Arap felláhlar yerel giysileri içinde hizmet etmekte ve 'Golden soup' (altın çorba) diye etrafta dolaşmaktaydılar. Ben de 'Neymiş şu golden soup, bir de biz deneyelim' dedim, meğerse içki yasak olduğundan şampanyanın adını 'golden soup' yapmışlar. 'Golden soup'ları içtik, binbir gece masalları gibi iki gün geçirerek evlerimize döndük.
1991 senesinde Irak Kuveyt'i işgal ettiğinde maalesef bütün müzeyi ve Şeyh'in evini talan ettiler. Bu pazarlar küçük olduğundan, sonraki on sene zarfında bütün eserleri buldular ama maalesef müzelik mücevherlerin izine rastlayamadılar. Bu da o acımasız savaşın çirkin bir yanı...
KATAR ŞEYHİ’NİN MÜZESİ
Kuveyt Şeyhi koleksiyonunu tamamladı ve işi bitti. Ancak çok nadir bir eser buldukça ilave ediyor. 'Neyse, bundan kurtulduk' derken, mezat salonlarında, başka bir Şeyh daha çıktı karşıma. Bu seferki, Katar Şeyhi idi.

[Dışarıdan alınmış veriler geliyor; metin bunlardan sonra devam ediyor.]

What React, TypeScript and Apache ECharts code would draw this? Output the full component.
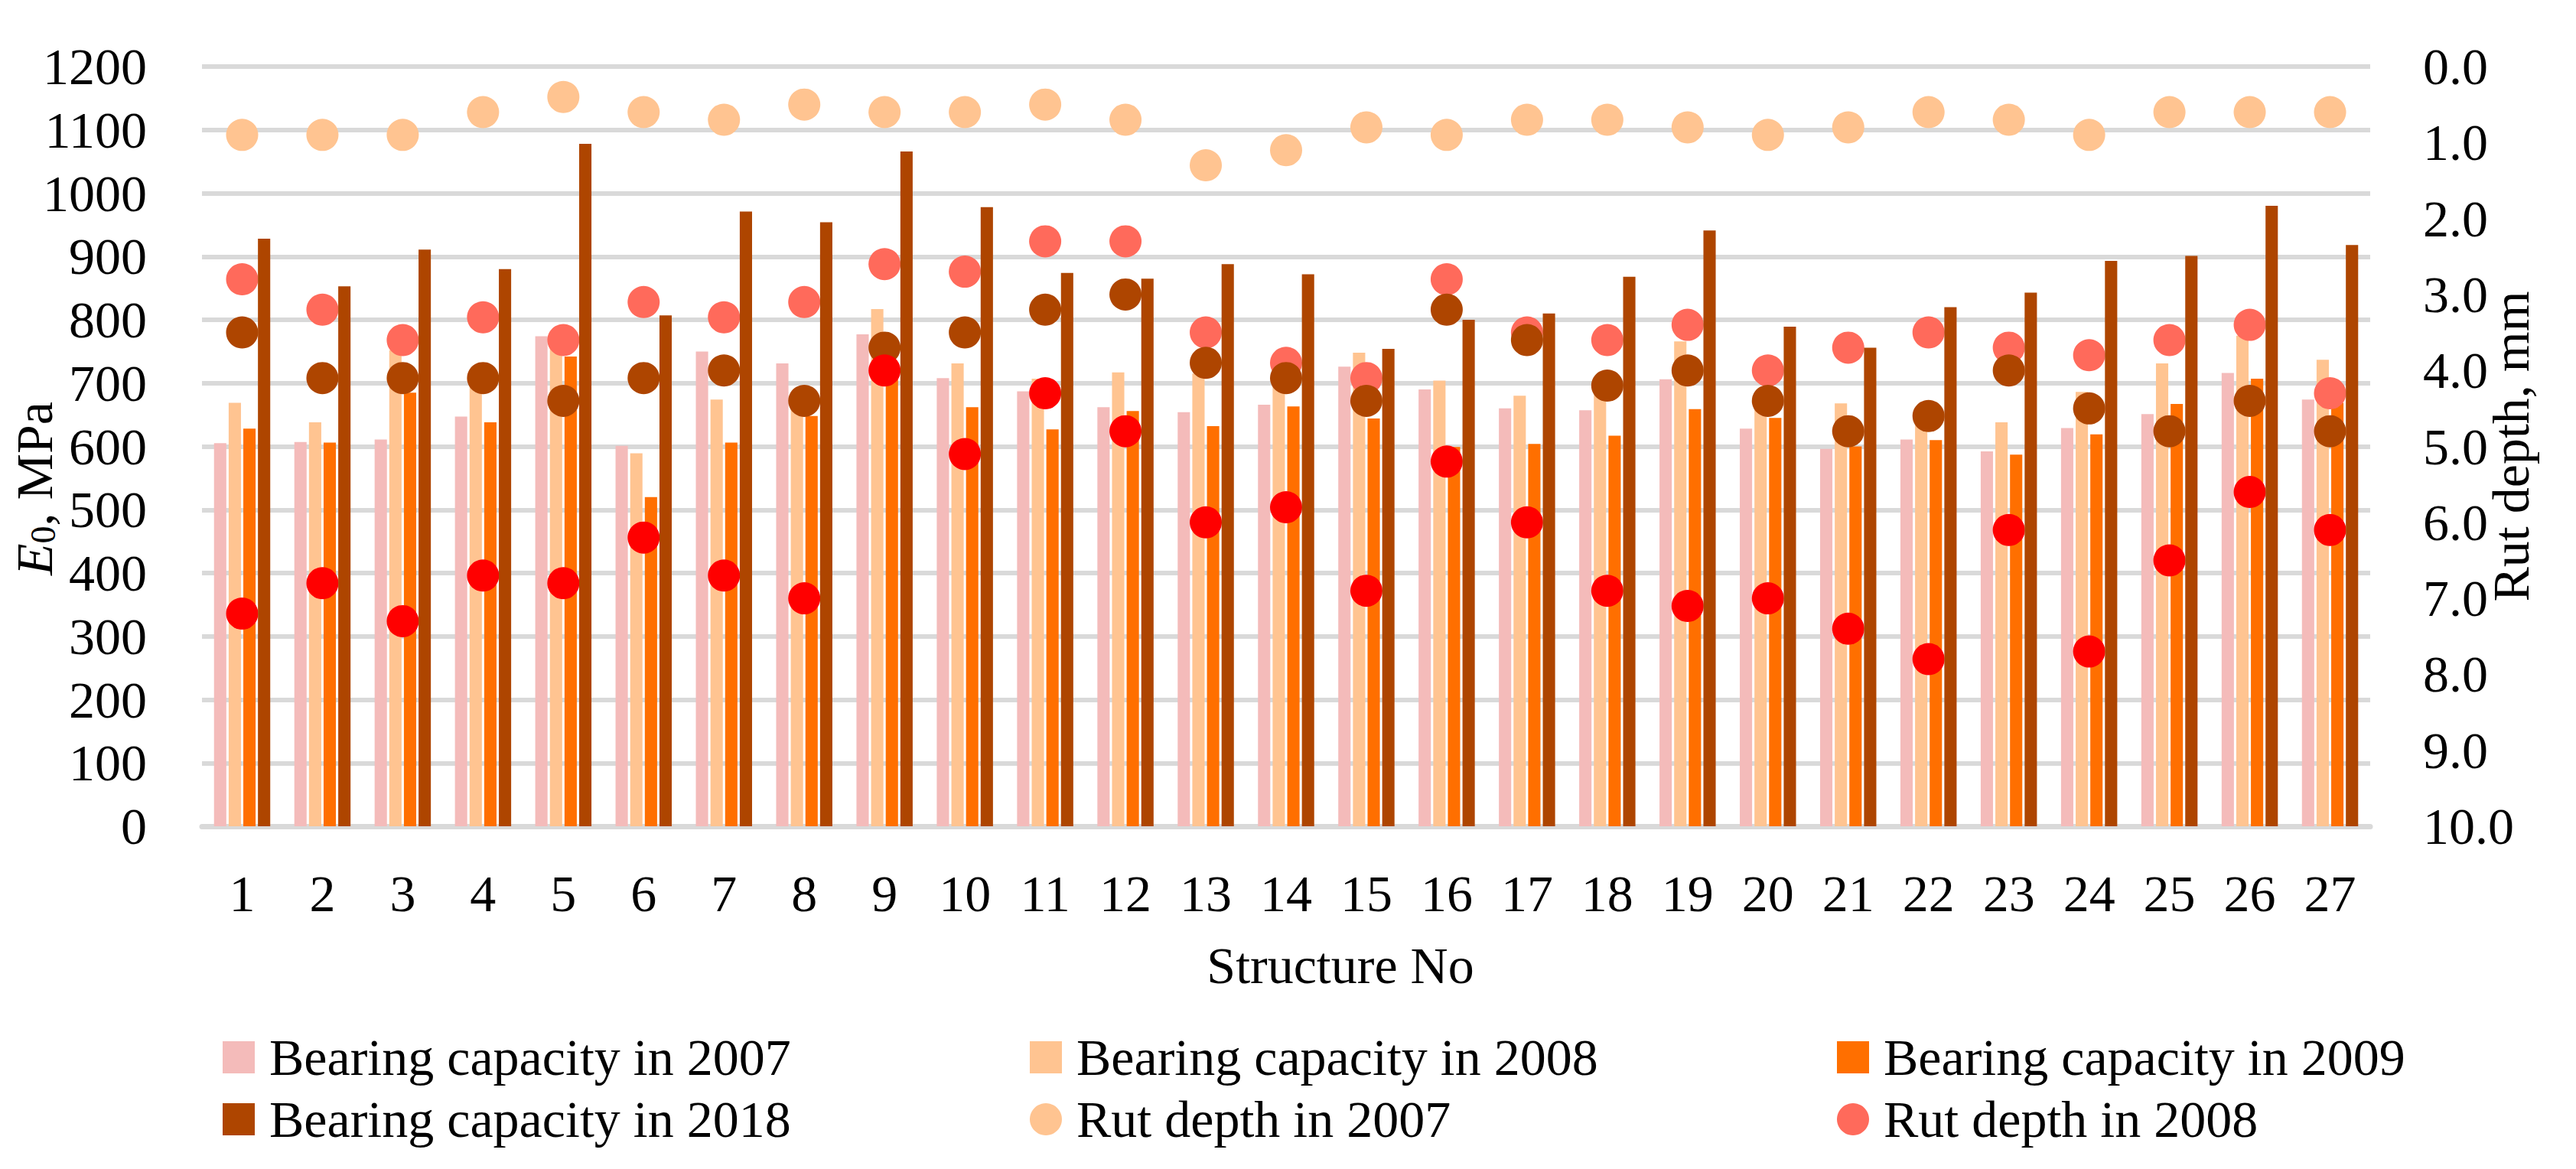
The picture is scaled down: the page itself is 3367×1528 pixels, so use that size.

Paris'te bir müzayede yapılacaktı ve bugüne kadar adını sanını duymadığımız koleksiyoner bir tıp doktorunun mirasçıları koleksiyonu satışa koymuşlardı. Koleksiyonda, modelinin adı 'Şam işi' olan ve çok nadir bulunan bir İznik tabak vardı. Bende örneği olmayan bu tabağı alıp koleksiyonuma katmalıydım. Kendime göre kafamda bir de fiyat tespit ettim. Arttırma başladı, fiyat yukarı çıktıkça diğer artırmacılar yavaş yavaş çekildiler. Ama telefonda bir adam vardı ve ben arttırdıkça o da inadına arttırmaktaydı. Kafama koyduğum fiyatın, çoktan, çok üstüne çıkmıştım. Bir taraftan heyecan yaşamaktaydım, kalbim güm güm atmaktaydı, bir taraftan da 'Ben bu yükselttiğim fiyatı nasıl öderim?' diye düşünmekteydim. Baktım ki karşı tarafın pes edeceği yoktu, ben vazgeçtim. Limitsiz parası olan Katar Şeyhi’ne, bu tabak, oldukça pahalıya patlamıştı. Bu arada Katar Müzesi'ndeki İznik'ler için hazırlanan kataloğun yazarı da bu kitabı bana ithaf etmişti. Tabağı alamadık ama katalogda adım geçiyor.
Geçen hafta sonu Katar Müzesi açıldı. Kimseyi davet etmediler. Gidenlerden duyduğum kadarıyla açılış sönük geçmiş. Belki de Bush'un Irak'a girmeyi planlaması görkemli müze açılışına mani oldu, kim bilir? Katalog bana ithaf edildi ama bakalım Katar'a gidip kaçırdığım o tabağı tekrar görmek nasip olacak mı?